[WHAT YOU ARE ASKED TO DO]
All of the data should be repeated exactly; pictures are not part of the copy.

[DATA LINES]
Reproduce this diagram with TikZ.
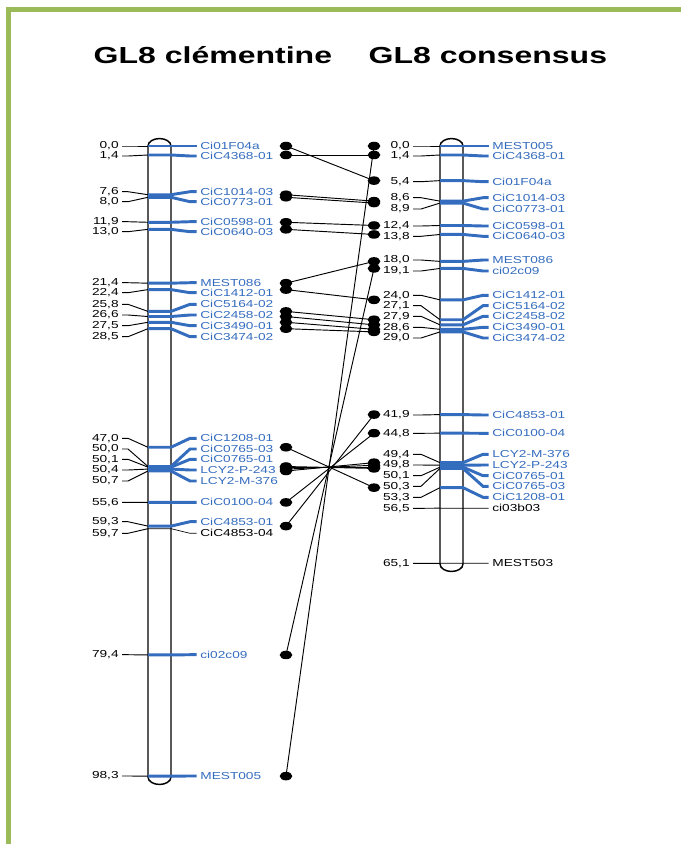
\documentclass[tikz,border=0pt]{standalone}
\usepackage{fontspec}
\setmainfont{Liberation Sans}
\usepackage{tikz}
\usetikzlibrary{shapes.geometric}
\definecolor{mapblue}{RGB}{52,108,190}
\definecolor{framegreen}{RGB}{155,187,89}

\begin{document}
\begin{tikzpicture}[x=0.75pt, y=-0.75pt,
	lbl/.style={font=\fontsize{7.6}{9}\selectfont, inner sep=0pt, xscale=1.35},
	num/.style={lbl, anchor=east},
	mkname/.style={lbl, anchor=west},
	maptitle/.style={font=\fontsize{17.4}{20}\selectfont\bfseries, inner sep=0pt, anchor=base west, xscale=1.38},
	chrom/.style={line width=1.1pt},
	tick/.style={line width=0.7pt},
	dot/.style={ellipse, fill=black, minimum width=9.5pt, minimum height=6.4pt, inner sep=0pt}]
	\useasboundingbox (0,0) rectangle (681,844);
	% frame
	\fill[framegreen] (6,7) rectangle (11,844);
	\fill[framegreen] (6,7) rectangle (681,12);
	% titles
	\node[maptitle] (title-cl) at (93.3,63.3) {GL8 clémentine};
	\node[maptitle] (title-cons) at (368.3,63.3) {GL8 consensus};
	% chromosomes
	\draw[chrom] (148,146) -- (148,777) arc[start angle=180, end angle=360, x radius=8.625pt, y radius=5.6pt]
		-- (171,146) arc[start angle=0, end angle=180, x radius=8.625pt, y radius=5.6pt] -- cycle;
	\draw[chrom] (440,146) -- (440,564) arc[start angle=180, end angle=360, x radius=8.625pt, y radius=5.6pt]
		-- (463,146) arc[start angle=0, end angle=180, x radius=8.625pt, y radius=5.6pt] -- cycle;
	% clementine markers
	\foreach \p/\ly/\lab/\mk/\col/\w in {
		0.0/146/{0,0}/Ci01F04a/mapblue/2.2pt, 1.4/156/{1,4}/CiC4368-01/mapblue/2.2pt,
		7.6/191.7/{7,6}/CiC1014-03/mapblue/2.2pt, 8.0/201.7/{8,0}/CiC0773-01/mapblue/2.2pt,
		11.9/221.7/{11,9}/CiC0598-01/mapblue/2.2pt, 13.0/231.7/{13,0}/CiC0640-03/mapblue/2.2pt,
		21.4/282.7/{21,4}/MEST086/mapblue/2.2pt, 22.4/292.7/{22,4}/CiC1412-01/mapblue/2.2pt,
		25.8/304.3/{25,8}/CiC5164-02/mapblue/2.2pt, 26.6/315/{26,6}/CiC2458-02/mapblue/2.2pt,
		27.5/325.7/{27,5}/CiC3490-01/mapblue/2.2pt, 28.5/336.7/{28,5}/CiC3474-02/mapblue/2.2pt,
		47.0/438.3/{47,0}/CiC1208-01/mapblue/2.2pt, 50.0/449/{50,0}/CiC0765-03/mapblue/2.2pt,
		50.1/459.3/{50,1}/CiC0765-01/mapblue/2.2pt, 50.4/470/{50,4}/LCY2-P-243/mapblue/2.2pt,
		50.7/481/{50,7}/LCY2-M-376/mapblue/2.2pt, 55.6/502.3/{55,6}/CiC0100-04/mapblue/2.2pt,
		59.3/521.7/{59,3}/CiC4853-01/mapblue/2.2pt, 59.7/533.3/{59,7}/CiC4853-04/black/0.5pt,
		79.4/654.7/{79,4}/ci02c09/mapblue/2.2pt, 98.3/776/{98,3}/MEST005/mapblue/2.2pt} {
		\pgfmathsetmacro\by{146+6.41*\p}
		\node[num] (lnum-\mk) at (119,\ly) {\lab};
		\node[mkname, text=\col] (lname-\mk) at (200,\ly) {\mk};
		\draw[tick] ([xshift=2.25pt]lnum-\mk.east) -- (128,\ly) -- (148,\by);
		\draw[\col, line width=\w] (148,\by) -- (171,\by) -- (190,\ly) -- ([xshift=-2.6pt]lname-\mk.west);
	}
	% consensus markers
	\foreach \p/\ly/\lab/\mk/\col/\w in {
		0.0/146/{0,0}/MEST005/mapblue/2.2pt, 1.4/156/{1,4}/CiC4368-01/mapblue/2.2pt,
		5.4/181.7/{5,4}/Ci01F04a/mapblue/2.2pt, 8.6/197.7/{8,6}/CiC1014-03/mapblue/2.2pt,
		8.9/209/{8,9}/CiC0773-01/mapblue/2.2pt, 12.4/226/{12,4}/CiC0598-01/mapblue/2.2pt,
		13.8/236.3/{13,8}/CiC0640-03/mapblue/2.2pt, 18.0/260/{18,0}/MEST086/mapblue/2.2pt,
		19.1/271/{19,1}/ci02c09/mapblue/2.2pt, 24.0/295.3/{24,0}/CiC1412-01/mapblue/2.2pt,
		27.1/305.7/{27,1}/CiC5164-02/mapblue/2.2pt, 27.9/316.3/{27,9}/CiC2458-02/mapblue/2.2pt,
		28.6/327.3/{28,6}/CiC3490-01/mapblue/2.2pt, 29.0/338/{29,0}/CiC3474-02/mapblue/2.2pt,
		41.9/415/{41,9}/CiC4853-01/mapblue/2.2pt, 44.8/433.3/{44,8}/CiC0100-04/mapblue/2.2pt,
		49.4/454.3/{49,4}/LCY2-M-376/mapblue/2.2pt, 49.8/465/{49,8}/LCY2-P-243/mapblue/2.2pt,
		50.1/475.7/{50,1}/CiC0765-01/mapblue/2.2pt, 50.3/486.3/{50,3}/CiC0765-03/mapblue/2.2pt,
		53.3/497.3/{53,3}/CiC1208-01/mapblue/2.2pt, 56.5/508.3/{56,5}/ci03b03/black/0.5pt,
		65.1/563.3/{65,1}/MEST503/black/0.5pt} {
		\pgfmathsetmacro\by{146+6.41*\p}
		\node[num] (rnum-\mk) at (410,\ly) {\lab};
		\node[mkname, text=\col] (rname-\mk) at (492,\ly) {\mk};
		\draw[tick] ([xshift=2.25pt]rnum-\mk.east) -- (421,\ly) -- (440,\by);
		\draw[\col, line width=\w] (440,\by) -- (463,\by) -- (483,\ly) -- ([xshift=-2.6pt]rname-\mk.west);
	}
	% links between the two maps
	\foreach \mk/\a/\b in {Ci01F04a/0.0/5.4, CiC4368-01/1.4/1.4, CiC1014-03/7.6/8.6,
		CiC0773-01/8.0/8.9, CiC0598-01/11.9/12.4, CiC0640-03/13.0/13.8, MEST086/21.4/18.0,
		CiC1412-01/22.4/24.0, CiC5164-02/25.8/27.1, CiC2458-02/26.6/27.9, CiC3490-01/27.5/28.6,
		CiC3474-02/28.5/29.0, CiC1208-01/47.0/53.3, CiC0765-03/50.0/50.3, CiC0765-01/50.1/50.1,
		LCY2-P-243/50.4/49.8, LCY2-M-376/50.7/49.4, CiC0100-04/55.6/44.8, CiC4853-01/59.3/41.9,
		ci02c09/79.4/19.1, MEST005/98.3/0.0} {
		\node[dot] (ldot-\mk) at (286,{146+6.41*\a}) {};
		\node[dot] (rdot-\mk) at (374,{146+6.41*\b}) {};
		\draw[tick] (ldot-\mk.center) -- (rdot-\mk.center);
	}
\end{tikzpicture}
\end{document}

[THE SOLUTION]
Reproduce this diagram with TikZ.
\documentclass[tikz,border=0pt]{standalone}
\usepackage{fontspec}
\setmainfont{Liberation Sans}
\usepackage{tikz}
\usetikzlibrary{shapes.geometric}
\definecolor{mapblue}{RGB}{52,108,190}
\definecolor{framegreen}{RGB}{155,187,89}

\begin{document}
\begin{tikzpicture}[x=0.75pt, y=-0.75pt,
	lbl/.style={font=\fontsize{7.6}{9}\selectfont, inner sep=0pt, xscale=1.35},
	num/.style={lbl, anchor=east},
	mkname/.style={lbl, anchor=west},
	maptitle/.style={font=\fontsize{17.4}{20}\selectfont\bfseries, inner sep=0pt, anchor=base west, xscale=1.38},
	chrom/.style={line width=1.1pt},
	tick/.style={line width=0.7pt},
	dot/.style={ellipse, fill=black, minimum width=9.5pt, minimum height=6.4pt, inner sep=0pt}]
	\useasboundingbox (0,0) rectangle (681,844);
	% frame
	\fill[framegreen] (6,7) rectangle (11,844);
	\fill[framegreen] (6,7) rectangle (681,12);
	% titles
	\node[maptitle] (title-cl) at (93.3,63.3) {GL8 clémentine};
	\node[maptitle] (title-cons) at (368.3,63.3) {GL8 consensus};
	% chromosomes
	\draw[chrom] (148,146) -- (148,777) arc[start angle=180, end angle=360, x radius=8.625pt, y radius=5.6pt]
		-- (171,146) arc[start angle=0, end angle=180, x radius=8.625pt, y radius=5.6pt] -- cycle;
	\draw[chrom] (440,146) -- (440,564) arc[start angle=180, end angle=360, x radius=8.625pt, y radius=5.6pt]
		-- (463,146) arc[start angle=0, end angle=180, x radius=8.625pt, y radius=5.6pt] -- cycle;
	% clementine markers
	\foreach \p/\ly/\lab/\mk/\col/\w in {
		0.0/146/{0,0}/Ci01F04a/mapblue/2.2pt, 1.4/156/{1,4}/CiC4368-01/mapblue/2.2pt,
		7.6/191.7/{7,6}/CiC1014-03/mapblue/2.2pt, 8.0/201.7/{8,0}/CiC0773-01/mapblue/2.2pt,
		11.9/221.7/{11,9}/CiC0598-01/mapblue/2.2pt, 13.0/231.7/{13,0}/CiC0640-03/mapblue/2.2pt,
		21.4/282.7/{21,4}/MEST086/mapblue/2.2pt, 22.4/292.7/{22,4}/CiC1412-01/mapblue/2.2pt,
		25.8/304.3/{25,8}/CiC5164-02/mapblue/2.2pt, 26.6/315/{26,6}/CiC2458-02/mapblue/2.2pt,
		27.5/325.7/{27,5}/CiC3490-01/mapblue/2.2pt, 28.5/336.7/{28,5}/CiC3474-02/mapblue/2.2pt,
		47.0/438.3/{47,0}/CiC1208-01/mapblue/2.2pt, 50.0/449/{50,0}/CiC0765-03/mapblue/2.2pt,
		50.1/459.3/{50,1}/CiC0765-01/mapblue/2.2pt, 50.4/470/{50,4}/LCY2-P-243/mapblue/2.2pt,
		50.7/481/{50,7}/LCY2-M-376/mapblue/2.2pt, 55.6/502.3/{55,6}/CiC0100-04/mapblue/2.2pt,
		59.3/521.7/{59,3}/CiC4853-01/mapblue/2.2pt, 59.7/533.3/{59,7}/CiC4853-04/black/0.5pt,
		79.4/654.7/{79,4}/ci02c09/mapblue/2.2pt, 98.3/776/{98,3}/MEST005/mapblue/2.2pt} {
		\pgfmathsetmacro\by{146+6.41*\p}
		\node[num] (lnum-\mk) at (119,\ly) {\lab};
		\node[mkname, text=\col] (lname-\mk) at (200,\ly) {\mk};
		\draw[tick] ([xshift=2.25pt]lnum-\mk.east) -- (128,\ly) -- (148,\by);
		\draw[\col, line width=\w] (148,\by) -- (171,\by) -- (190,\ly) -- ([xshift=-2.6pt]lname-\mk.west);
	}
	% consensus markers
	\foreach \p/\ly/\lab/\mk/\col/\w in {
		0.0/146/{0,0}/MEST005/mapblue/2.2pt, 1.4/156/{1,4}/CiC4368-01/mapblue/2.2pt,
		5.4/181.7/{5,4}/Ci01F04a/mapblue/2.2pt, 8.6/197.7/{8,6}/CiC1014-03/mapblue/2.2pt,
		8.9/209/{8,9}/CiC0773-01/mapblue/2.2pt, 12.4/226/{12,4}/CiC0598-01/mapblue/2.2pt,
		13.8/236.3/{13,8}/CiC0640-03/mapblue/2.2pt, 18.0/260/{18,0}/MEST086/mapblue/2.2pt,
		19.1/271/{19,1}/ci02c09/mapblue/2.2pt, 24.0/295.3/{24,0}/CiC1412-01/mapblue/2.2pt,
		27.1/305.7/{27,1}/CiC5164-02/mapblue/2.2pt, 27.9/316.3/{27,9}/CiC2458-02/mapblue/2.2pt,
		28.6/327.3/{28,6}/CiC3490-01/mapblue/2.2pt, 29.0/338/{29,0}/CiC3474-02/mapblue/2.2pt,
		41.9/415/{41,9}/CiC4853-01/mapblue/2.2pt, 44.8/433.3/{44,8}/CiC0100-04/mapblue/2.2pt,
		49.4/454.3/{49,4}/LCY2-M-376/mapblue/2.2pt, 49.8/465/{49,8}/LCY2-P-243/mapblue/2.2pt,
		50.1/475.7/{50,1}/CiC0765-01/mapblue/2.2pt, 50.3/486.3/{50,3}/CiC0765-03/mapblue/2.2pt,
		53.3/497.3/{53,3}/CiC1208-01/mapblue/2.2pt, 56.5/508.3/{56,5}/ci03b03/black/0.5pt,
		65.1/563.3/{65,1}/MEST503/black/0.5pt} {
		\pgfmathsetmacro\by{146+6.41*\p}
		\node[num] (rnum-\mk) at (410,\ly) {\lab};
		\node[mkname, text=\col] (rname-\mk) at (492,\ly) {\mk};
		\draw[tick] ([xshift=2.25pt]rnum-\mk.east) -- (421,\ly) -- (440,\by);
		\draw[\col, line width=\w] (440,\by) -- (463,\by) -- (483,\ly) -- ([xshift=-2.6pt]rname-\mk.west);
	}
	% links between the two maps
	\foreach \mk/\a/\b in {Ci01F04a/0.0/5.4, CiC4368-01/1.4/1.4, CiC1014-03/7.6/8.6,
		CiC0773-01/8.0/8.9, CiC0598-01/11.9/12.4, CiC0640-03/13.0/13.8, MEST086/21.4/18.0,
		CiC1412-01/22.4/24.0, CiC5164-02/25.8/27.1, CiC2458-02/26.6/27.9, CiC3490-01/27.5/28.6,
		CiC3474-02/28.5/29.0, CiC1208-01/47.0/53.3, CiC0765-03/50.0/50.3, CiC0765-01/50.1/50.1,
		LCY2-P-243/50.4/49.8, LCY2-M-376/50.7/49.4, CiC0100-04/55.6/44.8, CiC4853-01/59.3/41.9,
		ci02c09/79.4/19.1, MEST005/98.3/0.0} {
		\node[dot] (ldot-\mk) at (286,{146+6.41*\a}) {};
		\node[dot] (rdot-\mk) at (374,{146+6.41*\b}) {};
		\draw[tick] (ldot-\mk.center) -- (rdot-\mk.center);
	}
\end{tikzpicture}
\end{document}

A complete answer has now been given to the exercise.